Filmmaker David Lynch has thoughts on the “tricky business” of sexual misconduct accusations, specifically the ones posed against fellow Hollywood heavyweights, Louis C.K. and Roman Polanski, and how “what we know about about an artist’s life affect our attitudes about the artist’s work.”

“I would hope it doesn’t,” the “Twin Peaks” creator told Vulture in an interview publish Monday when asked that very question. “Louis C.K.’s done a lot of really funny stuff. It would be a shame for people not to experience those things anymore. There are probably thousands and thousands of examples of people who had screwed-up lives and didn’t do the best things but did great work. And Roman Polanski: People were writing things about him when he went to Switzerland and got arrested — things like he should be hung. Things get a little out of hand. You feel terrible for anyone who’s been a victim. This subject is tricky business.”

Lynch had a recurring role on the third season of the comedian’s Comedy Central series, “Louie,” in which he played Jack Dall, a TV production master who was brought in to help C.K.’s character land an appearance on the “Late Show.”

“And political correctness came in,” Lynch continued. “I don’t know if that’s a good thing. You can’t make laws to change people. Transcendental Meditation is the only thing I know of that over time would change people for the good on the deepest level.”

Lynch has been a Transcendental Meditation practitioner since the 1970s, and founded the David Lynch Foundation in 2005 to promote the technique, which consists of silently focusing on a one- or two-syllable mantra for a set period of time.
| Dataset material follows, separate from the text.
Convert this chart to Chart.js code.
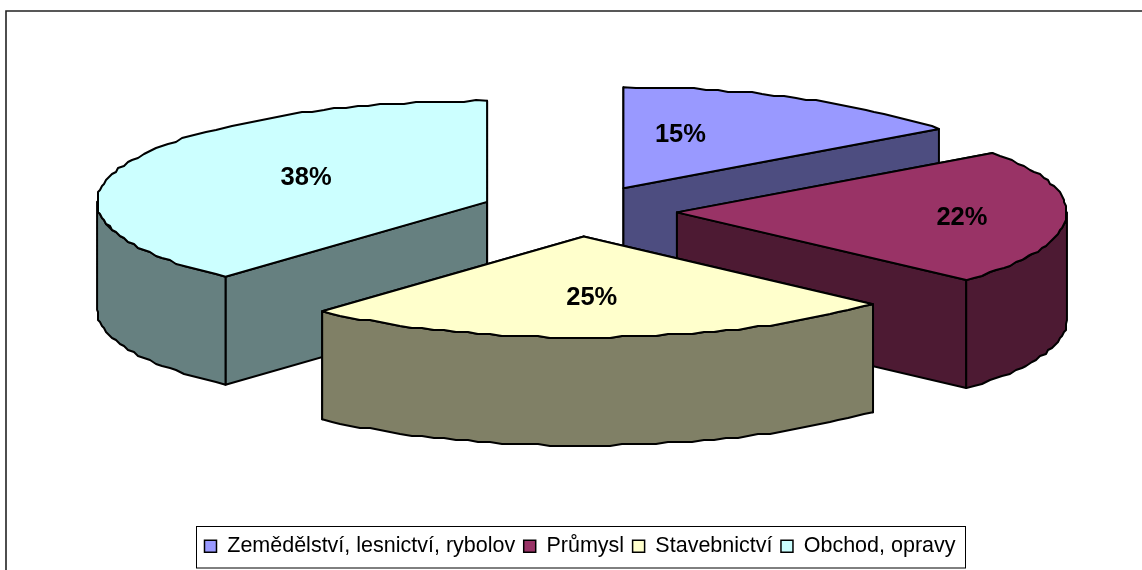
<!DOCTYPE html>
<html>
<head>
<meta charset="utf-8">
<style>html,body{margin:0;padding:0;background:#fff;overflow:hidden}canvas{display:block}</style>
<script src="https://cdn.jsdelivr.net/npm/chart.js@4/dist/chart.umd.min.js"></script>
</head>
<body>
<canvas id="c" width="1142" height="570"></canvas>
<script>
const categories = ['Zemědělství, lesnictví, rybolov', 'Průmysl', 'Stavebnictví', 'Obchod, opravy'];
const shares = [15, 21.7, 25, 38.3];
const topColors = ['#9999FF', '#993366', '#FFFFCC', '#CCFFFF'];
const wallColors = ['#4D4D80', '#4D1A33', '#808066', '#668080'];

// projection of the flat pie onto the tilted 3D view
const VIEW = {cx: 578.8, cy: 211, rx: 390, ry: 101, depth: 108, radius: 200, offset: 50.4};
const PAINT_ORDER = [0, 1, 3, 2];
const LABEL_OFFSET = [{x: 57, y: -53}, {x: 285, y: 6}, {x: 8, y: 62}, {x: -181, y: -24}];

function jagged(x, y) {
  return [Math.round(x / 2) * 2, Math.round(y / 2) * 2];
}

const tiltPlugin = {
  id: 'tilt',
  beforeDatasetsDraw(chart) {
    const ctx = chart.ctx;
    const meta = chart.getDatasetMeta(0);
    ctx.save();
    ctx.lineJoin = 'round';
    ctx.lineCap = 'round';
    ctx.lineWidth = 2;
    ctx.strokeStyle = '#000';
    const apexes = [];
    PAINT_ORDER.forEach(i => {
      const arc = meta.data[i];
      const R = arc.outerRadius;
      const mid = (arc.startAngle + arc.endAngle) / 2;
      const ex = arc.options.offset / R;
      const ax = VIEW.cx + VIEW.rx * ex * Math.cos(mid);
      const ay = VIEW.cy + VIEW.ry * ex * Math.sin(mid);
      apexes[i] = {x: ax, y: ay};
      const pt = a => [ax + VIEW.rx * Math.cos(a), ay + VIEW.ry * Math.sin(a)];
      const rimPoints = (a0, a1) => {
        const pts = [pt(a0)];
        const n = Math.max(2, Math.round(Math.abs(a1 - a0) * 260 / 8));
        for (let k = 1; k < n; k++) {
          const p = pt(a0 + (a1 - a0) * k / n);
          pts.push(jagged(p[0], p[1]));
        }
        pts.push(pt(a1));
        return pts;
      };
      const d = VIEW.depth;
      const s = pt(arc.startAngle), e = pt(arc.endAngle);
      const wall = wallColors[i];
      const paint = fill => { ctx.fillStyle = fill; ctx.fill(); ctx.stroke(); };
      // cut faces
      [s, e].forEach(p => {
        ctx.beginPath();
        ctx.moveTo(ax, ay);
        ctx.lineTo(p[0], p[1]);
        ctx.lineTo(p[0], p[1] + d);
        ctx.lineTo(ax, ay + d);
        ctx.closePath();
        paint(wall);
      });
      // outer rim (front half only)
      const from = Math.max(arc.startAngle, 0);
      const to = Math.min(arc.endAngle, Math.PI);
      if (to > from) {
        const pts = rimPoints(from, to);
        ctx.beginPath();
        pts.forEach((p, k) => k ? ctx.lineTo(p[0], p[1] + d) : ctx.moveTo(p[0], p[1] + d));
        ctx.lineTo(pts[pts.length - 1][0], pts[pts.length - 1][1]);
        for (let k = pts.length - 1; k >= 0; k--) ctx.lineTo(pts[k][0], pts[k][1]);
        ctx.closePath();
        paint(wall);
      }
      // top face
      ctx.beginPath();
      ctx.moveTo(ax, ay);
      rimPoints(arc.startAngle, arc.endAngle).forEach(p => ctx.lineTo(p[0], p[1]));
      ctx.closePath();
      paint(arc.options.backgroundColor);
    });
    // percentage labels
    ctx.fillStyle = '#000';
    ctx.font = 'bold 25.5px "Liberation Sans", Arial, sans-serif';
    ctx.textAlign = 'center';
    ctx.textBaseline = 'middle';
    shares.forEach((v, i) => {
      ctx.fillText(Math.round(v) + '%', apexes[i].x + LABEL_OFFSET[i].x, apexes[i].y + LABEL_OFFSET[i].y);
    });
    ctx.restore();
    return false;
  },
  afterDraw(chart) {
    const ctx = chart.ctx;
    const hits = chart.legend.legendHitBoxes;
    const first = hits[0], last = hits[hits.length - 1];
    const left = Math.round(first.left) - 7.5;
    const right = Math.round(last.left + last.width) + 9.5;
    ctx.save();
    ctx.strokeStyle = '#000';
    ctx.lineWidth = 1;
    ctx.strokeRect(left, 526.5, right - left, 41.5);
    ctx.lineWidth = 1.6;
    ctx.strokeStyle = '#222';
    ctx.beginPath();
    ctx.moveTo(6, 570);
    ctx.lineTo(6, 11);
    ctx.lineTo(1142, 11);
    ctx.stroke();
    ctx.restore();
  }
};

new Chart(document.getElementById('c'), {
  type: 'pie',
  data: {
    labels: categories,
    datasets: [{
      data: shares,
      backgroundColor: topColors,
      borderColor: '#000',
      borderWidth: 1.5,
      offset: VIEW.offset
    }]
  },
  options: {
    responsive: false,
    animation: false,
    radius: VIEW.radius,
    layout: {padding: {left: 18, bottom: 3}},
    events: [],
    plugins: {
      tooltip: {enabled: false},
      legend: {
        position: 'bottom',
        labels: {
          boxWidth: 12,
          boxHeight: 12,
          padding: 8.5,
          color: '#000',
          font: {family: '"Liberation Sans", Arial, sans-serif', size: 21.5}
        }
      }
    }
  },
  plugins: [tiltPlugin]
});
</script>
</body>
</html>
“Transcendental Meditation is the only thing I know of that over time would change people for the good on the deepest level,” Lynch said. “But when you have it where being politically correct means you can’t say certain things anymore but people still think them — like, there’s still plenty of racism, and I don’t know if it’d be good to have racist jokes that get things out in the open so we can deal with it. I don’t know if that might be better. But now everything is closed in, and people still have strange desires that are not fitting in with today’s life. I feel so bad for those people. It’s “there but for the grace of God go I.” Or pedophiles: They’re born and they’ve got this sickness that they don’t know how to deal with. Instead of repressing it we need to get people help so no one gets hurt.”